The man in black has bowed down for one last time, marking the end of a daring, innovative, and exciting era of fashion.
Known for his slick white ponytail, fingerless leather gloves, and a poker face behind black shades, Lagerfeld lead an exhilarating career in fashion—as a designer, a creative director, as well as becoming a brand by himself—an edgy, rock-chic, and daring, just like him.
Born to a wealthy family in Hamburg, Germany, he left home for Paris to pursue fashion. At the young age of 21, Lagerfeld seized a win at a fashion design competition (specifically in the coats category), and was instantly hired to be Pierre Balmain’s assistant. After 3 years of fulfilling this role, he moved on to become an art director at Jean Patou.
In 1964, he embarked on a freelance journey—which was pretty much unheard of—with Chloé. He was insistent on changing the fashion landscape, and was ready to move on from haute couture. In 1965, he managed to add Fendi to the list, working closely on fur design, which later sparked controversy.
As 1983 rolled in, Chanel acquired him as a creative director.
The meticulous Lagerfeld transformed the traditional, Parisian brand to a modern fashion powerhouse. It was repeatedly said that he gave the brand a lively spirit that was very much missing—but he did not stop there.

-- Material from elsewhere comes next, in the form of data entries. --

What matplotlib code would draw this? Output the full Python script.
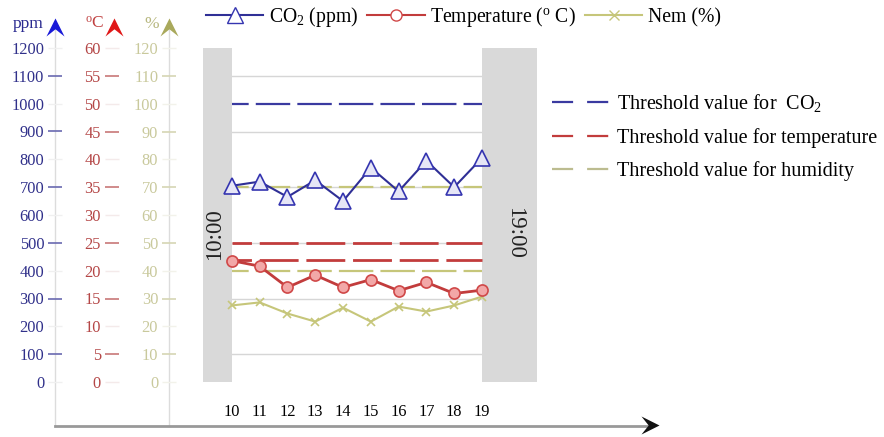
import numpy as np
import matplotlib.pyplot as plt
from matplotlib.lines import Line2D
from matplotlib.path import Path

plt.rcParams['font.family'] = ['Liberation Serif', 'DejaVu Serif']
plt.rcParams['mathtext.fontset'] = 'custom'
plt.rcParams['mathtext.rm'] = 'Liberation Serif'
plt.rcParams['mathtext.it'] = 'Liberation Serif:italic'

# data
hours = [10, 11, 12, 13, 14, 15, 16, 17, 18, 19]
co2_ppm = [705, 720, 665, 725, 650, 770, 685, 795, 700, 805]
temp_c = [21.8, 20.8, 17.0, 19.2, 17.0, 18.4, 16.4, 17.9, 15.9, 16.5]
humid_pct = [27.5, 28.6, 24.6, 21.7, 26.7, 21.7, 27.1, 25.3, 27.5, 30.7]
co2_limit = [1000]
temp_limits = [25, 22]
humid_limits = [40, 70]

ppm_ticks = list(range(0, 1201, 100))
degc_ticks = list(range(0, 61, 5))
pct_ticks = list(range(0, 121, 10))

W, H = 884, 437
fig = plt.figure(figsize=(W / 100, H / 100), dpi=100)

c_blue = '#2f2f96'
c_red = '#c23c3c'
c_olive = '#c6c67a'

# plot area in pixels
x0, x1 = 203, 537
ytop, ybot = 48, 382
b = (H - ybot) / H
h = (ybot - ytop) / H
rect = [x0 / W, b, (x1 - x0) / W, h]

xl = (8.96, 20.98)
dash_main = (8, (15.5, 3.2))

# base axes: humidity, grey bands and grid
ax_h = fig.add_axes(rect, zorder=1)
ax_h.set_xlim(*xl)
ax_h.set_ylim(0, 120)
for s in ax_h.spines.values():
    s.set_visible(False)
ax_h.axvspan(xl[0], hours[0], color='#d9d9d9', zorder=2, lw=0)
ax_h.axvspan(hours[-1], xl[1], color='#d9d9d9', zorder=2, lw=0)
ax_h.set_yticks(list(range(10, 120, 20)))
ax_h.set_yticklabels([])
ax_h.set_xticks(hours)
ax_h.set_xticks([12, 14, 16, 18], minor=True)
ax_h.tick_params(axis='both', which='both', length=0)
ax_h.tick_params(axis='x', pad=16, labelsize=11.8)
ax_h.grid(axis='y', which='major', color='#d6d6d6', lw=1, zorder=1)
ax_h.grid(axis='x', which='minor', color='#d6d6d6', lw=1, zorder=1)
ax_h.hlines(humid_limits, hours[0], hours[-1], colors=c_olive, lw=1.6,
            linestyles=dash_main, zorder=3)
ax_h.plot(hours, humid_pct, color=c_olive, lw=1.5, marker='x', ms=6,
          mew=1.2, zorder=4)
ax_h.text(9.37, 53.1, '10:00', rotation=90, ha='center', va='center',
          fontsize=16.5, color='#222222', zorder=5)
ax_h.text(20.16, 53.5, '19:00', rotation=270, ha='center', va='center',
          fontsize=16.5, color='#222222', zorder=5)

# temperature
ax_t = ax_h.twinx()
ax_t.set_zorder(2)
ax_t.set_ylim(0, 60)
ax_t.axis('off')
ax_t.hlines(temp_limits, hours[0], hours[-1], colors=c_red, lw=2,
            linestyles=(7, (14, 2.8)))
ax_t.plot(hours, temp_c, color=c_red, lw=2, marker='o', ms=8,
          mfc='#f2a8a8', mec='#d04848', mew=1.2)

# CO2
ax_c = ax_h.twinx()
ax_c.set_zorder(3)
ax_c.set_ylim(0, 1200)
ax_c.axis('off')
ax_c.hlines(co2_limit, hours[0], hours[-1], colors='#3a3aa0', lw=1.6,
            linestyles=dash_main)
ax_c.plot(hours, co2_ppm, color=c_blue, lw=1.5, marker='^', ms=11,
          mfc='#e6e6f6', mec='#3535b0', mew=1.2)

# decorations in pixel coords
bg = fig.add_axes([0, 0, 1, 1], zorder=0)
bg.set_xlim(0, W)
bg.set_ylim(H, 0)
bg.axis('off')
bg.plot([55, 55], [426, 24], color='#dcdcdc', lw=1)
bg.plot([169, 169], [426, 24], color='#dcdcdc', lw=1)
bg.plot([55, 648], [426, 426], color='#999999', lw=2)

up = Path([(0, 0.5), (0.5, -0.5), (0, -0.1), (-0.5, -0.5), (0, 0.5)],
          [Path.MOVETO, Path.LINETO, Path.LINETO, Path.LINETO, Path.CLOSEPOLY])
right = Path([(0.5, 0), (-0.5, 0.5), (-0.1, 0), (-0.5, -0.5), (0.5, 0)],
             [Path.MOVETO, Path.LINETO, Path.LINETO, Path.LINETO, Path.CLOSEPOLY])
bg.plot([55], [27], marker=up, ms=13, color='#1a1ad8', mew=0)
bg.plot([114], [27], marker=up, ms=13, color='#e01818', mew=0)
bg.plot([169], [27], marker=up, ms=13, color='#a9a95c', mew=0)
bg.plot([650], [425], marker=right, ms=13, color='#111111', mew=0)

bg.text(44, 28, 'ppm', ha='right', va='baseline', fontsize=12.5, color='#2a2a90')
bg.text(104, 28, r'$^{\rm o}$C', ha='right', va='baseline', fontsize=12.5,
        color='#c04040')
bg.text(159, 28, '%', ha='right', va='baseline', fontsize=12.5, color='#b8b880')


def scale_axis(xpix, top, ticks, lab_col, tick_col, light_col):
    a = fig.add_axes([xpix / W, b, 0.0001, h], zorder=1)
    a.set_ylim(0, top)
    a.set_xticks([])
    for s in a.spines.values():
        s.set_visible(False)
    odd = ticks[1::2]
    even = ticks[0::2]
    a.set_yticks(odd)
    a.set_yticklabels([str(t) for t in odd])
    a.set_yticks(even, minor=True)
    a.set_yticklabels([str(t) for t in even], minor=True)
    a.tick_params(axis='y', which='major', direction='inout', length=9.5,
                  width=1.2, color=tick_col, pad=3.0, labelsize=11.8,
                  labelcolor=lab_col)
    a.tick_params(axis='y', which='minor', direction='inout', length=9.5,
                  width=1, color=light_col, pad=3.0, labelsize=11.8,
                  labelcolor=lab_col)
    return a


scale_axis(55, 1200, ppm_ticks, '#30308a', '#6a6ab0', '#f0f0f0')
scale_axis(111.5, 60, degc_ticks, '#b44646', '#c87878', '#f4eaea')
scale_axis(169, 120, pct_ticks, '#c9c99c', '#d6d6b4', '#f2f2ea')

# legends
top_handles = [
    Line2D([], [], color=c_blue, lw=1.5, marker='^', ms=11, mfc='white',
           mec='#3535b0'),
    Line2D([], [], color=c_red, lw=1.5, marker='o', ms=8, mfc='white',
           mec='#d04848'),
    Line2D([], [], color=c_olive, lw=1.5, marker='x', ms=7),
]
top_labels = ['CO$_2$ (ppm)', r'Temperature ($^{\rm o}$ C)', 'Nem (%)']
fig.legend(top_handles, top_labels, loc='upper left',
           bbox_to_anchor=(206 / W, 1 - 5 / H), ncol=3, frameon=False,
           fontsize=14.2, handlelength=2.9, handletextpad=0.3,
           columnspacing=0.45, borderpad=0, borderaxespad=0)

thr_dash = (0, (9.5, 6.3))
thr_handles = [
    Line2D([], [], color='#3a3aa0', lw=1.6, ls=thr_dash),
    Line2D([], [], color=c_red, lw=1.6, ls=thr_dash),
    Line2D([], [], color='#bcbc90', lw=1.6, ls=thr_dash),
]
thr_labels = ['Threshold value for  CO$_2$', 'Threshold value for temperature',
              'Threshold value for humidity']
fig.legend(thr_handles, thr_labels, loc='upper left',
           bbox_to_anchor=(552 / W, 1 - 92 / H), frameon=False,
           fontsize=14.5, handlelength=2.95, handletextpad=0.28,
           labelspacing=0.68, borderpad=0, borderaxespad=0)

fig.savefig('out.png', dpi=100, facecolor='white')
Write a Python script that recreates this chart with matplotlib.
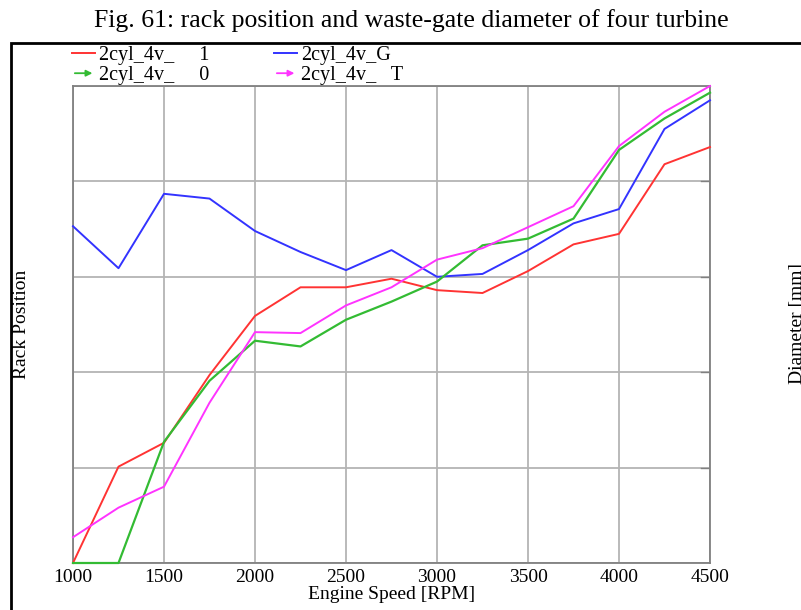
import matplotlib
matplotlib.use("Agg")
import matplotlib.pyplot as plt
from matplotlib.lines import Line2D
from matplotlib.patches import FancyArrowPatch, Rectangle
from matplotlib.legend_handler import HandlerBase

plt.rcParams['font.family'] = ['Liberation Serif', 'DejaVu Serif']

rpm = [1000, 1250, 1500, 1750, 2000, 2250, 2500, 2750, 3000, 3250, 3500, 3750, 4000, 4250, 4500]

# rack position (unlabelled scale)
red = [0.0, 1.01, 1.26, 1.97, 2.59, 2.89, 2.89, 2.98, 2.86, 2.83, 3.06, 3.34, 3.45, 4.18, 4.36]
blue = [3.53, 3.09, 3.87, 3.82, 3.48, 3.26, 3.07, 3.28, 3.00, 3.03, 3.28, 3.56, 3.71, 4.55, 4.85]
green = [0.0, 0.0, 1.27, 1.91, 2.33, 2.27, 2.55, 2.74, 2.95, 3.33, 3.40, 3.61, 4.33, 4.66, 4.93]
magenta = [0.27, 0.58, 0.80, 1.68, 2.42, 2.41, 2.70, 2.89, 3.18, 3.30, 3.52, 3.74, 4.37, 4.73, 5.0]

names = ['2cyl_4v_     1', '2cyl_4v_     0', '2cyl_4v_G', '2cyl_4v_   T']
xticks = [1000, 1500, 2000, 2500, 3000, 3500, 4000, 4500]


class ArrowHandler(HandlerBase):
    def create_artists(self, legend, orig, xd, yd, w, h, fontsize, trans):
        a = FancyArrowPatch((xd, yd + h / 2), (xd + w, yd + h / 2),
                            arrowstyle='-|>', mutation_scale=9,
                            color=orig.get_color(), lw=1.3, transform=trans)
        return [a]


fig = plt.figure(figsize=(8.01, 6.10), dpi=100)
ax = fig.add_axes([73 / 801, 47 / 610, (710 - 73) / 801, (563 - 86) / 610])

c_red, c_blue, c_green, c_mag = '#ff3333', '#3333ff', '#33bb33', '#ff33ff'
ax.plot(rpm, red, color=c_red, lw=1.4, clip_on=False, zorder=3)
ax.plot(rpm, blue, color=c_blue, lw=1.4, clip_on=False, zorder=3)
ax.plot(rpm, green, color=c_green, lw=1.6, clip_on=False, zorder=3)
ax.plot(rpm, magenta, color=c_mag, lw=1.4, clip_on=False, zorder=3)

ax.set_xlim(1000, 4500)
ax.set_ylim(0, 5)
ax.set_xticks(xticks)
ax.set_yticks([0, 1, 2, 3, 4, 5])
ax.set_yticklabels([])
ax.grid(True, color='#b4b4b4', lw=1.3)
ax.set_axisbelow(True)
ax.tick_params(axis='x', length=0, labelsize=14, pad=4)
ax.tick_params(axis='y', length=0)
for s in ax.spines.values():
    s.set_color('#808080')
    s.set_linewidth(1.3)
ax.set_xlabel('Engine Speed [RPM]', fontsize=14, labelpad=0)

# right-hand small inward ticks
for yv in [1, 2, 3, 4]:
    ax.plot([4450, 4500], [yv, yv], color='#808080', lw=1.0)

fig.text(22 / 801, 1 - 324 / 610, 'Rack Position', rotation=90, fontsize=14,
         ha='center', va='center')
fig.text(789 / 801, 1 - 324 / 610, 'Diameter [mm]', rotation=90, fontsize=14,
         ha='left', va='center')
fig.text(411 / 801, 1 - 21 / 610,
         'Fig. 61: rack position and waste-gate diameter of four turbine',
         fontsize=18.5, ha='center', va='center')

# outer frame
fig.patches.append(Rectangle((11 / 801, -0.1), 1.2, 1.1 - 43 / 610, transform=fig.transFigure,
                             fill=False, edgecolor='black', lw=2))

handles = [Line2D([], [], color=c_red, lw=1.4), Line2D([], [], color=c_green, lw=1.4),
           Line2D([], [], color=c_blue, lw=1.4), Line2D([], [], color=c_mag, lw=1.4)]
hmap = {handles[1]: ArrowHandler(), handles[3]: ArrowHandler()}
leg = fig.legend(handles, names, loc='upper left', bbox_to_anchor=(64 / 801, 1 - 38 / 610),
                 ncol=2, frameon=False, fontsize=14.5, handlelength=1.15, handletextpad=0.2,
                 columnspacing=3.2, labelspacing=0.05, borderaxespad=0.0, handler_map=hmap)

fig.savefig('out.png', dpi=100)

Lagerfeld thrived in not only re-vamping the fashion designs, but also the Chanel campaigns and shows. The icon was famous for often photographing his own campaigns, and taking runway shows to an impressive level of creativity, most notable when he had the spectators sit inside a faux airplane for his SS’12 show, have a solar panel runway with massive wind turbines stretched out across in the SS’13 show, or when he pulled off creating sets such as the Chanel Supermarket (SS’14), the Chanel Casino (SS’15), as well as the Chanel Airport (SS’16). He also famously transformed the French Grand Palais numerous times, most famously as a space center, launching a Chanel spaceship to conclude the show (AW’17), and his last chef-d’œuvre (SS’19), turning the space into a beach.
Big Shoes To Fill:
After breaking the sad news, Chanel announced that Virginie Viard, Karl Lagerfeld’s right-hand woman, will be his successor. Viard has been working closely with Lagerfeld for decades, and is said to have had the best training to continue the legacy.